El noventa por ciento de la calma, cuando no indiferencia, con que la sociedad asume los conflictos políticos de la actualidad, que no son poca cosa, sin dejar de sentirse una sociedad pacífica, democrática y segura se debe a que el ejército ha dejado de ser un agente activo del escenario político. La cuestión militar está zanjada, para decirlo con un término acuñado en el periodo constituyente, hace cuarenta años. Luego, el golpe de estado del veintitrés-efe demostró que quedaba algún rescoldo, que se apagó en su momento. Este es uno de los rasgos, y no el menos importante, que distingue la crisis actual de la que aconteció en los años treinta del siglo pasado.
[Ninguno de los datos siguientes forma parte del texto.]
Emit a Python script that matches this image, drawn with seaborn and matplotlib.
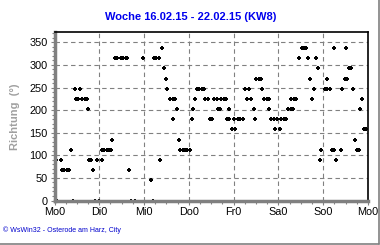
import matplotlib
matplotlib.use("Agg")
import matplotlib.pyplot as plt
import seaborn as sns
import pandas as pd
import numpy as np
from matplotlib.lines import Line2D
from matplotlib.ticker import MultipleLocator

title = "Woche 16.02.15 - 22.02.15 (KW8)"
ylabel = "Richtung  (°)"
footer = "© WsWin32 - Osterode am Harz, City"
day_labels = ["Mo0", "Di0", "Mi0", "Do0", "Fr0", "Sa0", "So0", "Mo0"]
y_ticks = [0, 50, 100, 150, 200, 250, 300, 350]

# hours since Monday 0:00
hours = [0.8, 1.5, 3.3, 4.2, 5.3, 6.5, 7.8, 9.0, 10.0, 11.0, 11.5, 12.8, 13.8, 14.9, 16.2,
         17.4, 18.1, 18.7, 19.7, 20.8, 21.9, 22.8, 24.0, 25.3, 25.5, 26.7, 28.0, 29.2, 30.4,
         31.0, 32.3, 33.3, 35.6, 36.9, 38.2, 38.9, 39.9, 40.8, 43.1, 47.6, 51.9, 53.0, 53.3,
         54.6, 55.8, 56.5, 57.8, 58.8, 59.9, 60.4, 61.7, 63.3, 63.7, 64.7, 65.8, 66.7, 67.4,
         68.7, 69.9, 71.2, 72.5, 73.7, 74.4, 75.3, 76.4, 77.6, 78.9, 80.1, 80.8, 82.3, 83.3,
         84.6, 85.5, 86.9, 87.4, 88.5, 89.4, 90.7, 91.9, 92.4, 93.5, 93.7, 95.3, 96.0, 96.9,
         98.3, 99.6, 100.9, 102.3, 103.3, 104.1, 105.5, 106.7, 107.6, 108.1, 109.4, 110.7,
         111.4, 112.4, 113.7, 115.0, 115.1, 116.2, 117.5, 118.2, 119.4, 120.7, 121.5, 122.8,
         124.1, 125.3, 126.6, 126.6, 127.8, 128.3, 129.6, 131.2, 132.5, 133.7, 134.9, 136.0,
         137.1, 138.2, 139.2, 140.3, 141.4, 142.3, 143.0, 145.0, 146.0, 146.0, 147.5, 148.5,
         149.6, 150.0, 151.0, 153.4, 154.1, 155.5, 156.4, 156.8, 158.0, 159.1, 160.1, 161.2,
         162.3, 163.3, 163.9, 165.0, 165.9, 167.1]
direction = [90, 0, 90, 67.5, 67.5, 67.5, 67.5, 112.5, 0, 247.5, 225, 225, 247.5, 225, 225,
             225, 202.5, 90, 90, 67.5, 0, 90, 0, 90, 112.5, 112.5, 112.5, 112.5, 112.5,
             135, 315, 315, 315, 315, 315, 315, 67.5, 0, 0, 315, 45, 0, 315,
             315, 315, 90, 337.5, 292.5, 270, 247.5, 225, 225, 180, 225, 202.5, 135, 112.5,
             112.5, 112.5, 112.5, 112.5, 180, 202.5, 225, 247.5, 247.5, 247.5, 247.5, 225, 225, 180,
             180, 225, 225, 202.5, 202.5, 225, 225, 225, 180, 202.5, 180, 157.5, 180, 157.5,
             180, 180, 180, 247.5, 225, 247.5, 225, 202.5, 180, 270, 270, 270,
             247.5, 225, 225, 225, 202.5, 180, 180, 157.5, 180, 157.5, 180, 180,
             180, 202.5, 202.5, 225, 202.5, 225, 225, 315, 337.5, 337.5, 337.5, 315,
             270, 225, 247.5, 315, 292.5, 90, 112.5, 247.5, 270, 247.5, 247.5, 112.5,
             112.5, 337.5, 90, 112.5, 247.5, 270, 337.5, 270, 292.5, 292.5, 247.5, 135,
             112.5, 112.5, 202.5, 225, 157.5, 157.5]

df = pd.DataFrame({"h": hours, "dir": direction})

sns.set_style("white")
plt.rcParams["font.family"] = ["Liberation Sans", "DejaVu Sans"]

fig = plt.figure(figsize=(3.8, 2.45), dpi=100)
ax = fig.add_axes([54.5 / 380, 1 - 200.5 / 245, (368 - 54.5) / 380, (200.5 - 32) / 245])

sns.scatterplot(data=df, x="h", y="dir", ax=ax, marker="P", s=5, color="black",
                edgecolor="black", linewidth=0, legend=False)

ax.set_xlim(0, 168)
ax.set_ylim(0, 373)
ax.set_xticks(np.arange(0, 169, 24))
ax.set_xticklabels(day_labels, fontsize=7.8)
ax.xaxis.set_minor_locator(MultipleLocator(6))
ax.set_yticks(y_ticks)
ax.set_yticklabels([str(v) for v in y_ticks], fontsize=7.8)
ax.yaxis.set_minor_locator(MultipleLocator(10))

ax.grid(True, which="major", color="#808080", linestyle=(0, (4, 3)), linewidth=0.8)
ax.set_axisbelow(True)

for side in ["left", "bottom"]:
    ax.spines[side].set_color("#808080")
    ax.spines[side].set_linewidth(2.5)
for side in ["top", "right"]:
    ax.spines[side].set_color("black")
    ax.spines[side].set_linewidth(1.2)

ax.tick_params(axis="both", which="major", direction="out", length=3, width=0.8,
               color="#808080", pad=2, labelcolor="black")
ax.tick_params(axis="both", which="minor", direction="out", length=2.5, width=0.8,
               color="#808080")
ax.tick_params(axis="x", which="both", bottom=True)
ax.tick_params(axis="y", which="both", left=True)

ax.set_xlabel("")
ax.set_ylabel(ylabel, fontsize=8, fontweight="bold", color="#a0a0a0", labelpad=7)

fig.text(0.5 * (107 + 275) / 380, 1 - 17 / 245, title, ha="center", va="center",
         fontsize=8, fontweight="bold", color="#0000ee")
fig.text(3 / 380, 1 - 230 / 245, footer, ha="left", va="center", fontsize=5,
         color="#0000cc")

fig.add_artist(Line2D([378.5 / 380, 378.5 / 380], [1 - 243.5 / 245, 1], transform=fig.transFigure,
                      color="#808080", linewidth=1.2))
fig.add_artist(Line2D([0, 378.5 / 380], [1 - 243.5 / 245, 1 - 243.5 / 245], transform=fig.transFigure,
                      color="#808080", linewidth=1.2))

fig.savefig("out.png", dpi=100)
Pero hagamos un poco de historia.

Al término de la segunda guerra mundial, el concepto de guerra y de ejército registró una mutación irreversible. El armamento nuclear y los misiles de largo alcance convirtieron, no al ejército enemigo sino a países enteros en objetivo de destrucción masiva. Las guerras de antaño, basadas en bombardeos localizados, infantería y carros blindados frente a frente según el modelo del precedente conflicto mundial quedaron obsoletas y solo reservadas para episodios bélicos locales, que no han faltado desde entonces pero que no amenazan a grandes teatros de operaciones como ocurrió en la primera mitad del siglo pasado. En este contexto, la dictadura de Franco mantuvo un ejército extenso y obligatorio, si bien inoperante, con tres objetivos: uno, mantener su principal instrumento de poder, dos, satisfacer mediante empleos y prebendas a la corporación que le había seguido en el golpe de estado y que constituía la institución más leal a su persona, y tres, conservar el aparato disciplinario sobre la población joven por medio de la recluta obligatoria. Años después de la muerte del dictador y ya en democracia, el gobierno abolió la mili obligatoria y los militares dejaron de figurar en las preocupaciones del común. Desde entonces, han quedado recluidos a lo que se llaman misiones humanitarias aquí y allá, que nadie sabe qué son ni para qué sirven, y, para decirlo todo, a nadie le importa. Ahora, los militares solo son noticia por algún accidente ocurrido en el ejercicio de sus funciones en países más o menos lejanos o por alguna extravagancia perpetrada fuera de sus funciones en el interior del país.

A este segundo rango pertenece el manifiesto firmado por un número indeterminado -¿doscientos o más?- de oficiales del ejército y la marina contra la exhumación de la momia de Cuelgamuros. En el papel califican la iniciativa del gobierno de revancha, hablan de la izquierda y los medios afines que lo instigan, hablan de ataque a la impecable hoja de servicios del aludido y de intento de borrar la historia que, a su entender, es la versión de la historia que forjó el franquismo obviando lo que cualquier ciudadano medianamente ilustrado sabe o puede saber ahora. La mayoría de los firmantes son oficiales retirados, aunque en su periodo activo ocuparon cargos de responsabilidad y confianza en el ejército de la democracia, y un pequeño número están en la reserva y en consecuencia los investiga el gobierno. Si hay adheridos al manifiesto en el servicio activo, no se han hecho públicos sus nombres. Un cierto número muy inferior de militares demócratas han respondido con otro manifiesto. Tiene lo suyo que a estas alturas se tenga que lidiar con dos rasgos típicos del ejército español desde el siglo diecinueve: la vocación de intervenir en la vida pública a golpe de pronunciamiento y la distinción entre demócratas y franquistas, leales y facciosos, liberales y carlistas, etcétera. Cuando los de nuestra quinta hicimos al mili, los oficiales del ejército portaban en su uniforme de gala un cordón trenzado  de color granate que les cruzaba el pecho y cuyos extremos se unían en el costado, junto a la empuñadura de la espada, por una abrazadera dorada en la que se leía: 1936-1939.  No era el ejército de España, era el de Franco. Esta idea de que el ejército, la nación y el estado se formaron en el mismo acto providencial  bajo el mando del caudillo constituye una rocosa convicción anidada entre los milicos, que no distingue entre dictadura y democracia y que la sociedad española y sus gobiernos no han conseguido erradicar después de cuarenta años de democracia. ¿Hay que preocuparse?

P.S. Acaso valga la pena recordar que no hace aún seis meses el gobierno de don Rajoy, que había suprimido la educación para la ciudadanía del currículo escolar, se propuso implantar una especie de educación sobre las fuerzas armadas en los colegios.